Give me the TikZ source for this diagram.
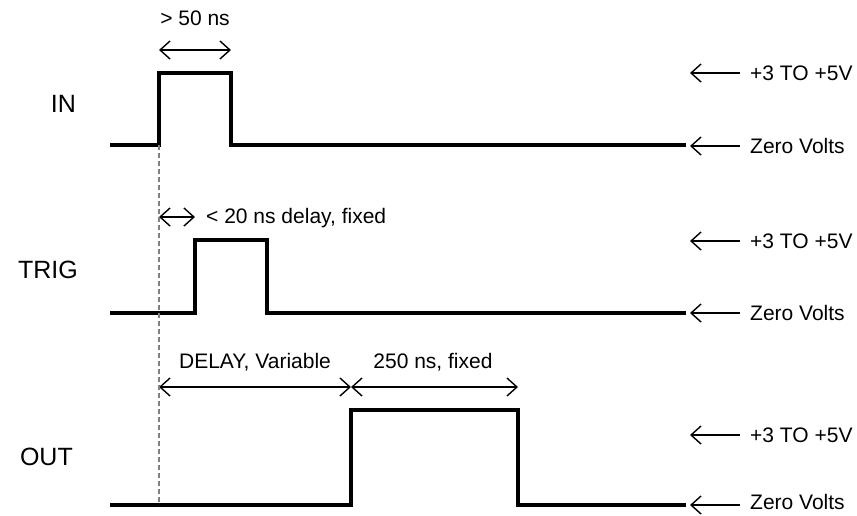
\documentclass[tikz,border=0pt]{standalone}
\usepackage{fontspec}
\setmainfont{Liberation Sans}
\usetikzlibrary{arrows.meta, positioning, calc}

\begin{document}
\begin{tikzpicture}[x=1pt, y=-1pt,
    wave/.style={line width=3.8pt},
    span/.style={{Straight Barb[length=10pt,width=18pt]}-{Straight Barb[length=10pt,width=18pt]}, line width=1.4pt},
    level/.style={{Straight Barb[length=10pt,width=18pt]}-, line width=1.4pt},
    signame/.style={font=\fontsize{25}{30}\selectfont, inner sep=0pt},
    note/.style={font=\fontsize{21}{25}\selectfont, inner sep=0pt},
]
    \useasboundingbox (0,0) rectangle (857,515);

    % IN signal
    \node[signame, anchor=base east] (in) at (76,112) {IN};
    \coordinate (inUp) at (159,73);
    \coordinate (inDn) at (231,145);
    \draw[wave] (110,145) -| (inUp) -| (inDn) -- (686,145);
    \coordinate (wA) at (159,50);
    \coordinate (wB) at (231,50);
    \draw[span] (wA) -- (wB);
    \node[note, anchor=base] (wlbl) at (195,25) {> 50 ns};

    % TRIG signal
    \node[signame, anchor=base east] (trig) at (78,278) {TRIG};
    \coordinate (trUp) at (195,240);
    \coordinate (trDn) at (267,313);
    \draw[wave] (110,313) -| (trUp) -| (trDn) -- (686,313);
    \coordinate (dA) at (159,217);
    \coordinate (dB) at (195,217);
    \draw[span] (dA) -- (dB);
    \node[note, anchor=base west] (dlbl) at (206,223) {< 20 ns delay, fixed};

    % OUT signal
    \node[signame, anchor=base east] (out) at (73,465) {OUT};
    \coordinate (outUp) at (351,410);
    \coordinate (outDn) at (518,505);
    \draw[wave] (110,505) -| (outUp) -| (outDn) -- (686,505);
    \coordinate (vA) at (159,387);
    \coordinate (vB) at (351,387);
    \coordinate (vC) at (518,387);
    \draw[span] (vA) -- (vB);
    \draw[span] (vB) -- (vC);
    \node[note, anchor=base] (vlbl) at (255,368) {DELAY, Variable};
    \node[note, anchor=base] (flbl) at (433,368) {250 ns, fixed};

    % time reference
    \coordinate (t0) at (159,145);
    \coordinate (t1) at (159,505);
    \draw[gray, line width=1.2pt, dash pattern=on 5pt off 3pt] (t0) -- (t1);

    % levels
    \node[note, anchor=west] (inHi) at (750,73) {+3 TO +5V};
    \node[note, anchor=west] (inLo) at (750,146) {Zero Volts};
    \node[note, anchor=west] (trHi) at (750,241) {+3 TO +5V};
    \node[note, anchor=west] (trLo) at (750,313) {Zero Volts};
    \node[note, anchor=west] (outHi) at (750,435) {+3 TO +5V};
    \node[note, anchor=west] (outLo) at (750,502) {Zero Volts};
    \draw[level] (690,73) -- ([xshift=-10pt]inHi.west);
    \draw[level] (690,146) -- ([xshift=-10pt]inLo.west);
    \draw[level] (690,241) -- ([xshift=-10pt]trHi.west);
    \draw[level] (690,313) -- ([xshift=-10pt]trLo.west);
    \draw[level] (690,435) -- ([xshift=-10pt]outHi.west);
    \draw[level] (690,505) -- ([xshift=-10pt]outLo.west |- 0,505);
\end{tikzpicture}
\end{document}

### TASK DETAILS
Exclude the pictures. Write out the remaining data exactly.

### EXERCISE OUTPUT
Give me the TikZ source for this diagram.
\documentclass[tikz,border=0pt]{standalone}
\usepackage{fontspec}
\setmainfont{Liberation Sans}
\usetikzlibrary{arrows.meta, positioning, calc}

\begin{document}
\begin{tikzpicture}[x=1pt, y=-1pt,
    wave/.style={line width=3.8pt},
    span/.style={{Straight Barb[length=10pt,width=18pt]}-{Straight Barb[length=10pt,width=18pt]}, line width=1.4pt},
    level/.style={{Straight Barb[length=10pt,width=18pt]}-, line width=1.4pt},
    signame/.style={font=\fontsize{25}{30}\selectfont, inner sep=0pt},
    note/.style={font=\fontsize{21}{25}\selectfont, inner sep=0pt},
]
    \useasboundingbox (0,0) rectangle (857,515);

    % IN signal
    \node[signame, anchor=base east] (in) at (76,112) {IN};
    \coordinate (inUp) at (159,73);
    \coordinate (inDn) at (231,145);
    \draw[wave] (110,145) -| (inUp) -| (inDn) -- (686,145);
    \coordinate (wA) at (159,50);
    \coordinate (wB) at (231,50);
    \draw[span] (wA) -- (wB);
    \node[note, anchor=base] (wlbl) at (195,25) {> 50 ns};

    % TRIG signal
    \node[signame, anchor=base east] (trig) at (78,278) {TRIG};
    \coordinate (trUp) at (195,240);
    \coordinate (trDn) at (267,313);
    \draw[wave] (110,313) -| (trUp) -| (trDn) -- (686,313);
    \coordinate (dA) at (159,217);
    \coordinate (dB) at (195,217);
    \draw[span] (dA) -- (dB);
    \node[note, anchor=base west] (dlbl) at (206,223) {< 20 ns delay, fixed};

    % OUT signal
    \node[signame, anchor=base east] (out) at (73,465) {OUT};
    \coordinate (outUp) at (351,410);
    \coordinate (outDn) at (518,505);
    \draw[wave] (110,505) -| (outUp) -| (outDn) -- (686,505);
    \coordinate (vA) at (159,387);
    \coordinate (vB) at (351,387);
    \coordinate (vC) at (518,387);
    \draw[span] (vA) -- (vB);
    \draw[span] (vB) -- (vC);
    \node[note, anchor=base] (vlbl) at (255,368) {DELAY, Variable};
    \node[note, anchor=base] (flbl) at (433,368) {250 ns, fixed};

    % time reference
    \coordinate (t0) at (159,145);
    \coordinate (t1) at (159,505);
    \draw[gray, line width=1.2pt, dash pattern=on 5pt off 3pt] (t0) -- (t1);

    % levels
    \node[note, anchor=west] (inHi) at (750,73) {+3 TO +5V};
    \node[note, anchor=west] (inLo) at (750,146) {Zero Volts};
    \node[note, anchor=west] (trHi) at (750,241) {+3 TO +5V};
    \node[note, anchor=west] (trLo) at (750,313) {Zero Volts};
    \node[note, anchor=west] (outHi) at (750,435) {+3 TO +5V};
    \node[note, anchor=west] (outLo) at (750,502) {Zero Volts};
    \draw[level] (690,73) -- ([xshift=-10pt]inHi.west);
    \draw[level] (690,146) -- ([xshift=-10pt]inLo.west);
    \draw[level] (690,241) -- ([xshift=-10pt]trHi.west);
    \draw[level] (690,313) -- ([xshift=-10pt]trLo.west);
    \draw[level] (690,435) -- ([xshift=-10pt]outHi.west);
    \draw[level] (690,505) -- ([xshift=-10pt]outLo.west |- 0,505);
\end{tikzpicture}
\end{document}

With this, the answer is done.